Questo ricatto era ben presente anche nel 2011, quando la rivoluzione tunisina ha mobilitato le altre società arabe fatta eccezione per l’Algeria, dove il ricordo degli anni di piombo era ancora fresco. Negli anni successivi l’esempio delle guerre in Libia e in Siria è stato utilizzato per scoraggiare ogni dissenso.

Immobilismo insopportabile
Per gli algerini di oggi, l’elemento più insopportabile è proprio l’esempio d’immobilismo di un presidente muto e inchiodato su una sedia a rotelle. Già alle elezioni del 2014 si era parlato del “mandato di troppo”, ma allora la popolazione si era arresa per rassegnazione. Ora le cose sono cambiate.

La seconda causa delle proteste è demografica. Quasi un algerino su due ha meno di 25 anni e dunque ha conosciuto come presidente solo Bouteflika, vivendo in una confusione crescente dovuta al blocco decisionale. La gioventù dei partecipanti alla manifestazione del 22 febbraio, la più massiccia, è apparsa evidente. In Algeria è emersa una nuova generazione, meno segnata dalle violenze degli anni novanta.

Il movimento ha un carattere pacifico, inedito e difficile da controllare

L’esasperazione dei giovani algerini è rivolta palesemente contro un presidente che non parla pubblicamente al suo popolo dal 2012, ma è anche generale. Quasi un terzo dei giovani algerini non ha un lavoro e deve scegliere tra l’arte di arrangiarsi e l’emigrazione.
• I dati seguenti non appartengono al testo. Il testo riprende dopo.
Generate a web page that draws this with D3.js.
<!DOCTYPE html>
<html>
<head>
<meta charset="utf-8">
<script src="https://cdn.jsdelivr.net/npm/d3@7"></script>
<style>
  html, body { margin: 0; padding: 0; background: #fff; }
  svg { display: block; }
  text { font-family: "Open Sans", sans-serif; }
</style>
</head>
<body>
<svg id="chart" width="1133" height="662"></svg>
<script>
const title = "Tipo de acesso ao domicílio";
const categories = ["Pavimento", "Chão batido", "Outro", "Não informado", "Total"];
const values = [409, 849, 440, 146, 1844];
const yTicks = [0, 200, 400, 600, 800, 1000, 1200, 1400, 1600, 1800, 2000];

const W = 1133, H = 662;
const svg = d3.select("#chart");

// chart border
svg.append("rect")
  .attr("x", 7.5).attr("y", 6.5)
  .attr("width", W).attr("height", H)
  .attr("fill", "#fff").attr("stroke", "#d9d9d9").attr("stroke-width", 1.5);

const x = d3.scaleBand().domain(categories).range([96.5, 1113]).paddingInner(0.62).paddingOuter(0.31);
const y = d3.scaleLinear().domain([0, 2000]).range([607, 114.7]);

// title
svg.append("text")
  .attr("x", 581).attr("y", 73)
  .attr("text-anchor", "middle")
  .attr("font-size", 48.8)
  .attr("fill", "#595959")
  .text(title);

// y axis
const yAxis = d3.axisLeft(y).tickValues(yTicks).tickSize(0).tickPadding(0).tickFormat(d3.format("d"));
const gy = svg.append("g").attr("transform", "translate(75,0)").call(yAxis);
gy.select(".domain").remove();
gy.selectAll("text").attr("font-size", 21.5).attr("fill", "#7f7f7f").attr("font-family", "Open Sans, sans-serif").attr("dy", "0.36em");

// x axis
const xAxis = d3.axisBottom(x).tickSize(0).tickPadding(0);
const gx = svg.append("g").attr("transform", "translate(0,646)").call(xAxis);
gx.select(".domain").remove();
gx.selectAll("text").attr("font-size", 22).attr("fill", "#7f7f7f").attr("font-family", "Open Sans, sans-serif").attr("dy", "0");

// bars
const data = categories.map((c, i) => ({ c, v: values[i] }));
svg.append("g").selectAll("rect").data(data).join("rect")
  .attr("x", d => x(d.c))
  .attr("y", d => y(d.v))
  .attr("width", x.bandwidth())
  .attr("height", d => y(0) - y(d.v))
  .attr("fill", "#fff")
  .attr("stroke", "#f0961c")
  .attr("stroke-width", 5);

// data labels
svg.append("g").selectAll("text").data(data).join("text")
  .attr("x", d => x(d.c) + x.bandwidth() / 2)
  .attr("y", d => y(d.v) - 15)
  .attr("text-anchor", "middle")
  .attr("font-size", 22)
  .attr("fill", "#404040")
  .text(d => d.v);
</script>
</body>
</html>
Davvero questo movimento potrà cambiare la dinamica elettorale? È ancora troppo presto per dirlo. Il governo algerino è stato chiaramente preso di sorpresa dalla manifestazione.

Tutti gli osservatori, incluse le autorità algerine, attendono di scoprire se la rivolta avrà vita breve. La diversità dei partecipanti, la loro manifesta volontà di evitare ogni strumentalizzazione politica e il carattere pacifico dei cortei conferiscono al movimento un carattere inedito e difficile da controllare, soprattutto per i leader politici abituati alla rassegnazione degli algerini.
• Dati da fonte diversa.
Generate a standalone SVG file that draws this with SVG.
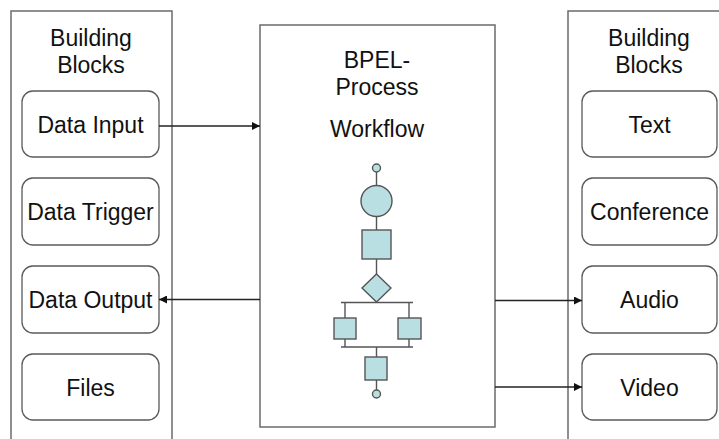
<svg xmlns="http://www.w3.org/2000/svg" width="719" height="439" viewBox="0 0 719 439">
<defs>
<style>
.panel{fill:#fff;stroke:#6b6b6b;stroke-width:1.5}
.blk{fill:#fff;stroke:#5a5a5a;stroke-width:1.3}
.t{font-family:"Liberation Sans",Arial,sans-serif;font-size:23px;fill:#111;text-anchor:middle}
.wf{fill:#badfe3;stroke:#555;stroke-width:1.4}
.wl{fill:none;stroke:#555;stroke-width:1.4}
.conn{fill:none;stroke:#222;stroke-width:1.5}
</style>
<marker id="ah" viewBox="0 0 10 10" refX="10" refY="5" markerWidth="8" markerHeight="8" markerUnits="userSpaceOnUse" orient="auto">
<path d="M0,0 L10,5 L0,10 Z" fill="#111"/>
</marker>
</defs>
<rect width="719" height="439" fill="#fff"/>

<g id="left-panel">
<rect class="panel" x="11" y="11" width="161" height="440"/>
<text class="t" x="91" y="46">Building</text>
<text class="t" x="91" y="73">Blocks</text>
</g>
<g id="data-input"><rect class="blk" x="22" y="91" width="137" height="66" rx="11"/><text class="t" x="90.5" y="132.5">Data Input</text></g>
<g id="data-trigger"><rect class="blk" x="22" y="178" width="137" height="67" rx="11"/><text class="t" x="90.5" y="220">Data Trigger</text></g>
<g id="data-output"><rect class="blk" x="22" y="266" width="137" height="67" rx="11"/><text class="t" x="90.5" y="308">Data Output</text></g>
<g id="files"><rect class="blk" x="22" y="354" width="137" height="66" rx="11"/><text class="t" x="90.5" y="395.5">Files</text></g>

<g id="right-panel">
<rect class="panel" x="568" y="11" width="170" height="440"/>
<text class="t" x="649" y="46">Building</text>
<text class="t" x="649" y="73">Blocks</text>
</g>
<g id="text"><rect class="blk" x="582" y="91" width="135" height="66" rx="11"/><text class="t" x="649.5" y="132.5">Text</text></g>
<g id="conference"><rect class="blk" x="582" y="178" width="135" height="67" rx="11"/><text class="t" x="649.5" y="220">Conference</text></g>
<g id="audio"><rect class="blk" x="582" y="266" width="135" height="67" rx="11"/><text class="t" x="649.5" y="308">Audio</text></g>
<g id="video"><rect class="blk" x="582" y="354" width="135" height="66" rx="11"/><text class="t" x="649.5" y="395.5">Video</text></g>

<g id="bpel-process">
<rect class="panel" x="260" y="25" width="235" height="402"/>
<text class="t" x="377" y="68">BPEL-</text>
<text class="t" x="377" y="95">Process</text>
<text class="t" x="377" y="137">Workflow</text>
<g id="workflow">
<path class="wl" d="M376.5,172 V186 M376.5,216 V230 M376.5,259 V274 M341,302.5 H413 M345,302.5 V318 M409,302.5 V318 M345,339 V347 M409,339 V347 M341,347 H413 M376.5,347 V357 M376.5,380 V390"/>
<circle class="wf" cx="376.5" cy="168" r="4"/>
<circle class="wf" cx="376.5" cy="201" r="15.5"/>
<rect class="wf" x="362" y="230" width="29" height="29"/>
<path class="wf" d="M376.5,274 L391,288 L376.5,302 L362,288 Z"/>
<rect class="wf" x="334" y="318" width="22" height="21"/>
<rect class="wf" x="398" y="318" width="23" height="21"/>
<rect class="wf" x="365" y="357" width="22" height="23"/>
<circle class="wf" cx="376.5" cy="394" r="4"/>
</g>
</g>

<g id="connectors">
<line class="conn" x1="159" y1="126" x2="260" y2="126" marker-end="url(#ah)"/>
<line class="conn" x1="260" y1="299.5" x2="159" y2="299.5" marker-end="url(#ah)"/>
<line class="conn" x1="495" y1="300.5" x2="582" y2="300.5" marker-end="url(#ah)"/>
<line class="conn" x1="495" y1="387" x2="582" y2="387" marker-end="url(#ah)"/>
</g>
</svg>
Ieri Abdelaziz Bouteflika avrebbe dovuto recarsi in Svizzera per sottoporsi ad alcuni esami. Il potere ha sicuramente pronto un piano B, che probabilmente passa per la sostituzione del presidente uscente per ragioni di salute. Ma questo significherebbe cedere alla pressione della piazza, e il potere algerino non ama farlo.